Available records:
_ _ _ _

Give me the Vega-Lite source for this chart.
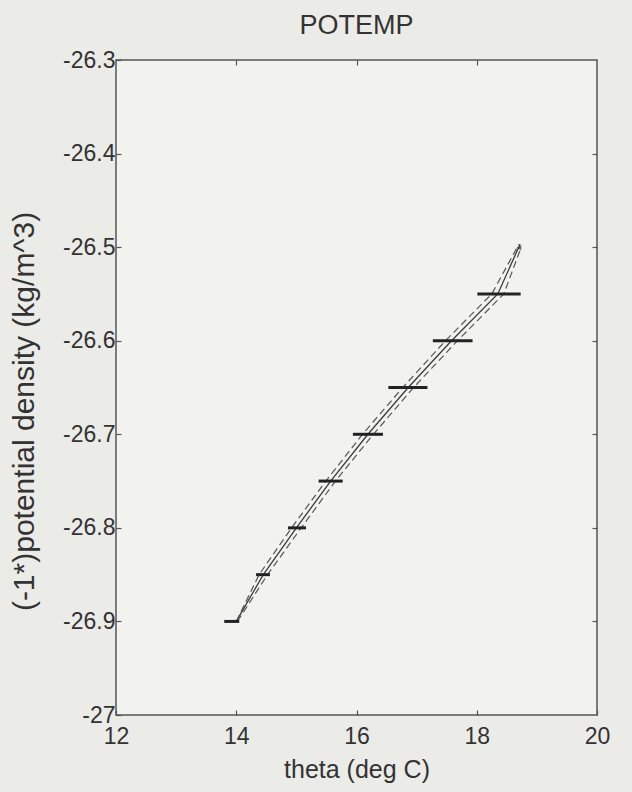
{
  "$schema": "https://vega.github.io/schema/vega-lite/v6.json",
  "autosize": "none",
  "width": 481,
  "height": 655,
  "padding": {"left": 116, "top": 60, "right": 35, "bottom": 77},
  "background": "#ebebe7",
  "title": {"text": "POTEMP", "fontSize": 27, "font": "Liberation Sans", "fontWeight": "normal", "color": "#333333", "offset": 9, "anchor": "middle"},
  "config": {
    "locale": {"number": {"decimal": ".", "thousands": ",", "grouping": [3], "currency": ["$", ""], "minus": "-"}},
    "view": {"stroke": "#555555", "strokeWidth": 1.5, "fill": "#f2f2ef"},
    "axis": {"labelFont": "Liberation Sans", "titleFont": "Liberation Sans", "labelFontSize": 23, "titleFontSize": 25, "titleFontWeight": "normal", "labelColor": "#333333", "titleColor": "#333333", "grid": false, "domain": false, "tickColor": "#555555", "tickSize": -5, "tickWidth": 1.2, "labelFlush": false}
  },
  "datasets": {
    "bars": [
      {"lo": 13.8, "hi": 14.05, "rho": -26.9},
      {"lo": 14.33, "hi": 14.56, "rho": -26.85},
      {"lo": 14.86, "hi": 15.16, "rho": -26.8},
      {"lo": 15.37, "hi": 15.77, "rho": -26.75},
      {"lo": 15.94, "hi": 16.44, "rho": -26.7},
      {"lo": 16.53, "hi": 17.18, "rho": -26.65},
      {"lo": 17.27, "hi": 17.93, "rho": -26.6},
      {"lo": 18.01, "hi": 18.73, "rho": -26.55}
    ],
    "lines": [
      {"theta": 14.0, "rho": -26.9, "s": "mean"},
      {"theta": 14.45, "rho": -26.85, "s": "mean"},
      {"theta": 15.0, "rho": -26.8, "s": "mean"},
      {"theta": 15.57, "rho": -26.75, "s": "mean"},
      {"theta": 16.19, "rho": -26.7, "s": "mean"},
      {"theta": 16.86, "rho": -26.65, "s": "mean"},
      {"theta": 17.58, "rho": -26.6, "s": "mean"},
      {"theta": 18.35, "rho": -26.55, "s": "mean"},
      {"theta": 18.72, "rho": -26.497, "s": "mean"},
      {"theta": 14.0, "rho": -26.9, "s": "left"},
      {"theta": 14.38, "rho": -26.85, "s": "left"},
      {"theta": 14.92, "rho": -26.8, "s": "left"},
      {"theta": 15.49, "rho": -26.75, "s": "left"},
      {"theta": 16.1, "rho": -26.7, "s": "left"},
      {"theta": 16.77, "rho": -26.65, "s": "left"},
      {"theta": 17.48, "rho": -26.6, "s": "left"},
      {"theta": 18.25, "rho": -26.55, "s": "left"},
      {"theta": 18.7, "rho": -26.497, "s": "left"},
      {"theta": 14.02, "rho": -26.9, "s": "right"},
      {"theta": 14.52, "rho": -26.85, "s": "right"},
      {"theta": 15.08, "rho": -26.8, "s": "right"},
      {"theta": 15.65, "rho": -26.75, "s": "right"},
      {"theta": 16.28, "rho": -26.7, "s": "right"},
      {"theta": 16.95, "rho": -26.65, "s": "right"},
      {"theta": 17.68, "rho": -26.6, "s": "right"},
      {"theta": 18.45, "rho": -26.55, "s": "right"},
      {"theta": 18.74, "rho": -26.5, "s": "right"}
    ],
    "tip": [{"theta": 18.72, "rho": -26.5}]
  },
  "layer": [
    {
      "data": {"name": "lines"},
      "transform": [{"filter": "datum.s === 'mean'"}],
      "mark": {"type": "line", "color": "#3a3a3a", "strokeWidth": 1.3},
      "encoding": {
        "x": {"field": "theta", "type": "quantitative", "scale": {"domain": [12, 20], "nice": false, "zero": false}, "axis": {"values": [12, 14, 16, 18, 20], "title": "theta (deg C)", "labelPadding": 15, "titlePadding": 9}},
        "y": {"field": "rho", "type": "quantitative", "scale": {"domain": [-27, -26.3], "nice": false, "zero": false}, "axis": {"values": [-27, -26.9, -26.8, -26.7, -26.6, -26.5, -26.4, -26.3], "format": ".1~f", "title": "(-1*)potential density (kg/m^3)", "titleFontSize": 30, "labelPadding": 6, "titlePadding": 23, "titleY": 351}},
        "order": {"field": "rho"}
      }
    },
    {
      "data": {"name": "lines"},
      "transform": [{"filter": "datum.s !== 'mean'"}],
      "mark": {"type": "line", "color": "#555555", "strokeWidth": 1.2, "strokeDash": [7, 4]},
      "encoding": {
        "x": {"field": "theta", "type": "quantitative", "axis": {"orient": "top", "values": [14, 16, 18], "labels": false, "title": null}},
        "y": {"field": "rho", "type": "quantitative", "axis": {"orient": "right", "values": [-26.9, -26.8, -26.7, -26.6, -26.5, -26.4], "labels": false, "title": null}},
        "detail": {"field": "s"},
        "order": {"field": "rho"}
      }
    },
    {
      "data": {"name": "bars"},
      "mark": {"type": "rule", "color": "#222222", "strokeWidth": 3},
      "encoding": {
        "x": {"field": "lo", "type": "quantitative", "axis": null},
        "x2": {"field": "hi"},
        "y": {"field": "rho", "type": "quantitative", "axis": null}
      }
    },
    {
      "data": {"name": "tip"},
      "mark": {"type": "point", "shape": "triangle-up", "filled": true, "color": "#333333", "size": 30, "angle": 30},
      "encoding": {
        "x": {"field": "theta", "type": "quantitative", "axis": null},
        "y": {"field": "rho", "type": "quantitative", "axis": null}
      }
    }
  ],
  "resolve": {"axis": {"x": "independent", "y": "independent"}}
}
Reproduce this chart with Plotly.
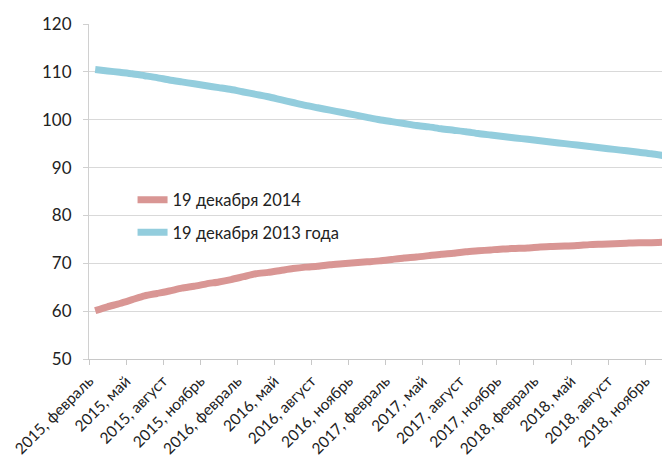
import plotly.graph_objects as go

# Monthly observations, February 2015 through December 2018 (one value per month)
months = [
    "2015-02", "2015-03", "2015-04", "2015-05", "2015-06", "2015-07", "2015-08", "2015-09",
    "2015-10", "2015-11", "2015-12", "2016-01", "2016-02", "2016-03", "2016-04", "2016-05",
    "2016-06", "2016-07", "2016-08", "2016-09", "2016-10", "2016-11", "2016-12", "2017-01",
    "2017-02", "2017-03", "2017-04", "2017-05", "2017-06", "2017-07", "2017-08", "2017-09",
    "2017-10", "2017-11", "2017-12", "2018-01", "2018-02", "2018-03", "2018-04", "2018-05",
    "2018-06", "2018-07", "2018-08", "2018-09", "2018-10", "2018-11", "2018-12",
]

curve_2014 = [
    60.1, 60.9, 61.6, 62.4, 63.2, 63.7, 64.2, 64.8, 65.2, 65.7, 66.1, 66.6,
    67.2, 67.8, 68.1, 68.5, 68.9, 69.2, 69.4, 69.7, 69.9, 70.1, 70.3, 70.5,
    70.8, 71.1, 71.3, 71.6, 71.9, 72.1, 72.4, 72.6, 72.8, 73.0, 73.1, 73.2,
    73.4, 73.5, 73.6, 73.7, 73.9, 74.0, 74.1, 74.2, 74.3, 74.3, 74.4,
]

curve_2013 = [
    110.5, 110.2, 109.9, 109.6, 109.2, 108.8, 108.3, 107.9, 107.5, 107.1, 106.7, 106.3,
    105.8, 105.3, 104.8, 104.2, 103.6, 103.0, 102.5, 102.0, 101.5, 101.0, 100.5, 100.0,
    99.6, 99.2, 98.8, 98.5, 98.1, 97.8, 97.5, 97.1, 96.8, 96.5, 96.2, 95.9,
    95.6, 95.3, 95.0, 94.7, 94.4, 94.1, 93.8, 93.5, 93.2, 92.9, 92.5,
]

tick_labels = [
    "2015, февраль", "2015, май", "2015, август", "2015, ноябрь",
    "2016, февраль", "2016, май", "2016, август", "2016, ноябрь",
    "2017, февраль", "2017, май", "2017, август", "2017, ноябрь",
    "2018, февраль", "2018, май", "2018, август", "2018, ноябрь",
]

series_names = ["19 декабря 2014", "19 декабря 2013 года"]
series_colors = ["#D99694", "#93CDDD"]

# Month index measured from the start of February 2015; each value sits mid-month
x_pos = [i + 0.5 for i in range(len(months))]
tick_pos = [3 * i for i in range(len(tick_labels))]

FONT = "Lato"

fig = go.Figure()
for name, values, color, group in zip(series_names, [curve_2014, curve_2013], series_colors, ["a", "b"]):
    fig.add_trace(go.Scatter(
        x=x_pos, y=values, name=name, mode="lines",
        line=dict(color=color, width=7, shape="spline", smoothing=0.6),
        legendgroup=group, hoverinfo="skip",
    ))

fig.update_layout(
    width=662, height=459,
    margin=dict(l=89, r=0, t=24, b=100),
    plot_bgcolor="white", paper_bgcolor="white",
    font=dict(family=FONT, size=16, color="#222222"),
    showlegend=True,
    legend=dict(
        x=0.076, y=0.527, xanchor="left", yanchor="top",
        bgcolor="rgba(0,0,0,0)", borderwidth=0,
        font=dict(family=FONT, size=16.5, color="#222222"),
        tracegroupgap=8,
    ),
)

fig.update_xaxes(
    range=[0, 46.36],
    tickmode="array", tickvals=tick_pos, ticktext=tick_labels,
    tickangle=-45,
    ticks="outside", ticklen=5, tickcolor="#C8C8C8",
    showline=True, linecolor="#C8C8C8", linewidth=1,
    showgrid=False, zeroline=False,
    automargin=False,
    ticklabelstandoff=1,
    tickfont=dict(family=FONT, size=15.5, color="#222222"),
)

fig.update_yaxes(
    range=[50, 120], dtick=10,
    ticks="outside", ticklen=5, tickcolor="#D0D0D0",
    showline=True, linecolor="#D0D0D0", linewidth=1,
    showgrid=True, gridcolor="#D9D9D9", gridwidth=1,
    zeroline=False,
    automargin=False,
    ticklabelstandoff=8,
    tickfont=dict(family=FONT, size=17, color="#222222"),
)

fig.write_html("out.html")
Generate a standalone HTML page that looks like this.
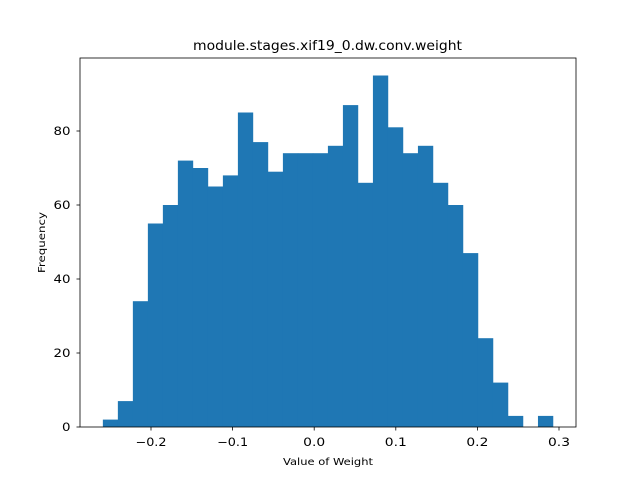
<!DOCTYPE html>
<html><head><meta charset="utf-8"><style>
body{margin:0;background:#fff;font-family:"Liberation Sans","DejaVu Sans",sans-serif}
svg text{font-family:"DejaVu Sans","Liberation Sans",sans-serif}
</style></head><body>
<svg id="chart" width="640" height="480" xmlns="http://www.w3.org/2000/svg">
<rect width="640" height="480" fill="#fff"/>
<text x="327.5" y="50" font-size="13.5" text-anchor="middle" textLength="269" lengthAdjust="spacingAndGlyphs">module.stages.xif19_0.dw.conv.weight</text>
<g id="bars"></g>
<rect x="80" y="58" width="496" height="369" fill="none" stroke="#000" stroke-width="0.8"/>
<g id="xticks"></g><g id="yticks"></g>
<text x="328" y="465" font-size="10" text-anchor="middle" textLength="90" lengthAdjust="spacingAndGlyphs">Value of Weight</text>
<text x="0" y="0" font-size="10" text-anchor="middle" textLength="61" lengthAdjust="spacingAndGlyphs" transform="translate(45,242.5) rotate(-90)">Frequency</text>
</svg>
<script>
const binStart = -0.259;
const binEnd = 0.2926;
const counts = [2,7,34,55,60,72,70,65,68,85,77,69,74,74,74,76,87,66,95,81,74,76,66,60,47,24,12,3,0,3];
const xTickValues = [-0.2,-0.1,0.0,0.1,0.2,0.3];
const xTickLabels = ["\u22120.2","\u22120.1","0.0","0.1","0.2","0.3"];
const yTickValues = [0,20,40,60,80];
const yTickLabels = ["0","20","40","60","80"];
const NS="http://www.w3.org/2000/svg";
function xs(v){return 314.2+v*816;}
function ys(v){return 427-v*3.7;}
const bars=document.getElementById('bars');
const w=(binEnd-binStart)/counts.length;
counts.forEach((c,i)=>{
  if(c<=0) return;
  const r=document.createElementNS(NS,'rect');
  const x0=xs(binStart+i*w), x1=xs(binStart+(i+1)*w);
  r.setAttribute('x',x0);r.setAttribute('width',x1-x0+0.3);
  r.setAttribute('y',ys(c));r.setAttribute('height',ys(0)-ys(c));
  r.setAttribute('fill','#1f77b4');
  
  
  bars.appendChild(r);
});
const xt=document.getElementById('xticks');
xTickValues.forEach((v,i)=>{
  const x=xs(v);
  const l=document.createElementNS(NS,'line');
  l.setAttribute('x1',x);l.setAttribute('x2',x);l.setAttribute('y1',427);l.setAttribute('y2',430.5);l.setAttribute('stroke','#000');l.setAttribute('stroke-width','0.8');
  
  
  xt.appendChild(l);
  const t=document.createElementNS(NS,'text');
  const lab=xTickLabels[i];
  t.setAttribute('x',x);t.setAttribute('y',446);t.setAttribute('font-size','11.5');t.setAttribute('text-anchor','middle');
  t.setAttribute('textLength', lab.length===4?31:22);t.setAttribute('lengthAdjust','spacingAndGlyphs');
  t.textContent=lab;
  
  
  xt.appendChild(t);
});
const yt=document.getElementById('yticks');
yTickValues.forEach((v,i)=>{
  const y=ys(v);
  const l=document.createElementNS(NS,'line');
  l.setAttribute('x1',76.5);l.setAttribute('x2',80);l.setAttribute('y1',y);l.setAttribute('y2',y);l.setAttribute('stroke','#000');l.setAttribute('stroke-width','0.8');
  
  
  yt.appendChild(l);
  const t=document.createElementNS(NS,'text');
  const lab=yTickLabels[i];
  t.setAttribute('x',70.5);t.setAttribute('y',y+4.2);t.setAttribute('font-size','11.5');t.setAttribute('text-anchor','end');
  t.setAttribute('textLength', lab.length*8.5);t.setAttribute('lengthAdjust','spacingAndGlyphs');
  t.textContent=lab;
  
  
  yt.appendChild(t);
});
</script>
</body></html>
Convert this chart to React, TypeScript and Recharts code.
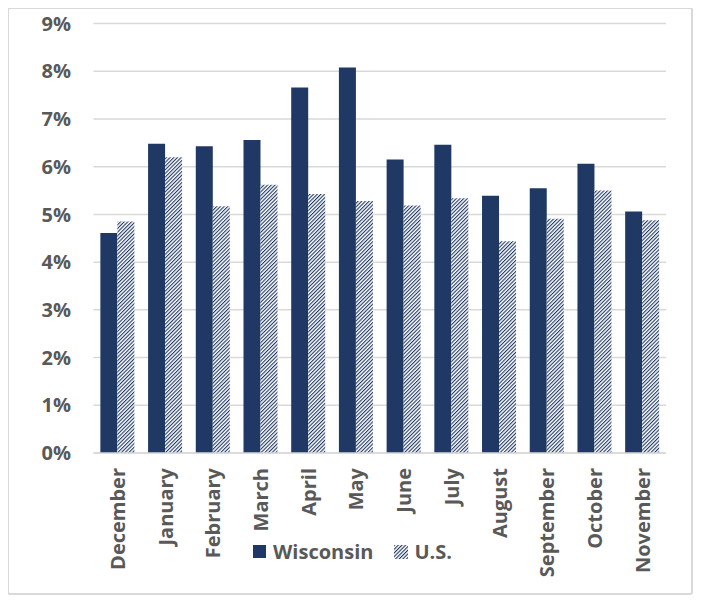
import { BarChart, Bar, XAxis, YAxis, CartesianGrid, Legend } from 'recharts'

const months = [
  'December',
  'January',
  'February',
  'March',
  'April',
  'May',
  'June',
  'July',
  'August',
  'September',
  'October',
  'November',
]
const wisconsin = [4.61, 6.48, 6.43, 6.56, 7.66, 8.08, 6.15, 6.46, 5.39, 5.55, 6.06, 5.06]
const us = [4.85, 6.2, 5.17, 5.62, 5.43, 5.28, 5.19, 5.34, 4.44, 4.91, 5.5, 4.88]
const yTicks = [0, 1, 2, 3, 4, 5, 6, 7, 8, 9]

const data = months.map((month, i) => ({ month, wisconsin: wisconsin[i], us: us[i] }))

const NAVY = '#1F3864'
const GRAY = '#595959'
const GRID = '#D9D9D9'
const FONT = '"Open Sans", Lato, sans-serif'

function HatchPattern({ id }: { id: string }) {
  return (
    <pattern id={id} patternUnits="userSpaceOnUse" width={2.6} height={2.6} patternTransform="rotate(45)">
      <rect width={2.6} height={2.6} fill="#fff" />
      <line x1={0.55} y1={0} x2={0.55} y2={2.6} stroke={NAVY} strokeWidth={1.1} />
    </pattern>
  )
}

function MonthTick({ x, y, payload }: any) {
  return (
    <text
      transform={`translate(${x},${y + 15}) rotate(-90)`}
      textAnchor="end"
      dominantBaseline="central"
      fill={GRAY}
      fontSize={20}
      fontWeight={700}
      fontFamily={FONT}
    >
      {payload.value}
    </text>
  )
}

function renderLegend() {
  return (
    <div
      style={{
        display: 'flex',
        alignItems: 'center',
        fontFamily: FONT,
        fontWeight: 700,
        fontSize: 20,
        color: GRAY,
        whiteSpace: 'nowrap',
      }}
    >
      <svg width={13} height={13}>
        <rect width={13} height={13} fill={NAVY} />
      </svg>
      <span style={{ marginLeft: 7 }}>Wisconsin</span>
      <svg width={14} height={14} style={{ marginLeft: 21 }}>
        <defs>
          <HatchPattern id="legendHatch" />
        </defs>
        <rect width={14} height={14} fill="url(#legendHatch)" />
      </svg>
      <span style={{ marginLeft: 6 }}>U.S.</span>
    </div>
  )
}

export default function App() {
  return (
    <div
      style={{
        position: 'relative',
        left: -1,
        top: -1,
        width: 682,
        height: 584,
        border: `2px solid ${GRID}`,
        borderRadius: 3,
      }}
    >
      <BarChart
        width={682}
        height={584}
        data={data}
        margin={{ top: 14.6, right: 25, bottom: 0, left: 0 }}
        barCategoryGap="14.4%"
        barGap={0}
      >
        <defs>
          <HatchPattern id="usHatch" />
        </defs>
        <CartesianGrid vertical={false} stroke={GRID} strokeWidth={1.5} />
        <XAxis
          dataKey="month"
          interval={0}
          height={140}
          tickLine={false}
          tickSize={0}
          tickMargin={0}
          axisLine={{ stroke: GRID, strokeWidth: 1.5 }}
          tick={<MonthTick />}
        />
        <YAxis
          width={84.5}
          domain={[0, 9]}
          ticks={yTicks}
          axisLine={false}
          tickLine={false}
          tickSize={0}
          tickMargin={22.5}
          tickFormatter={(v: number) => `${v}%`}
          tick={{ fill: GRAY, fontSize: 20, fontWeight: 700, fontFamily: FONT }}
        />
        <Legend
          layout="horizontal"
          verticalAlign="middle"
          align="center"
          content={renderLegend}
          wrapperStyle={{ left: 244, top: 529, width: 'auto' }}
        />
        <Bar dataKey="wisconsin" name="Wisconsin" fill={NAVY} isAnimationActive={false} />
        <Bar dataKey="us" name="U.S." fill="url(#usHatch)" isAnimationActive={false} />
      </BarChart>
    </div>
  )
}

_ _ _ _

Written exercise: Print the line above containing "Reproduce this chart with Plotly.", the line containing "import plotly.graph_objects as go", and everything between them, exactly as written. Pictures stay out.

Expected output:
Reproduce this chart with Plotly.
import plotly.graph_objects as go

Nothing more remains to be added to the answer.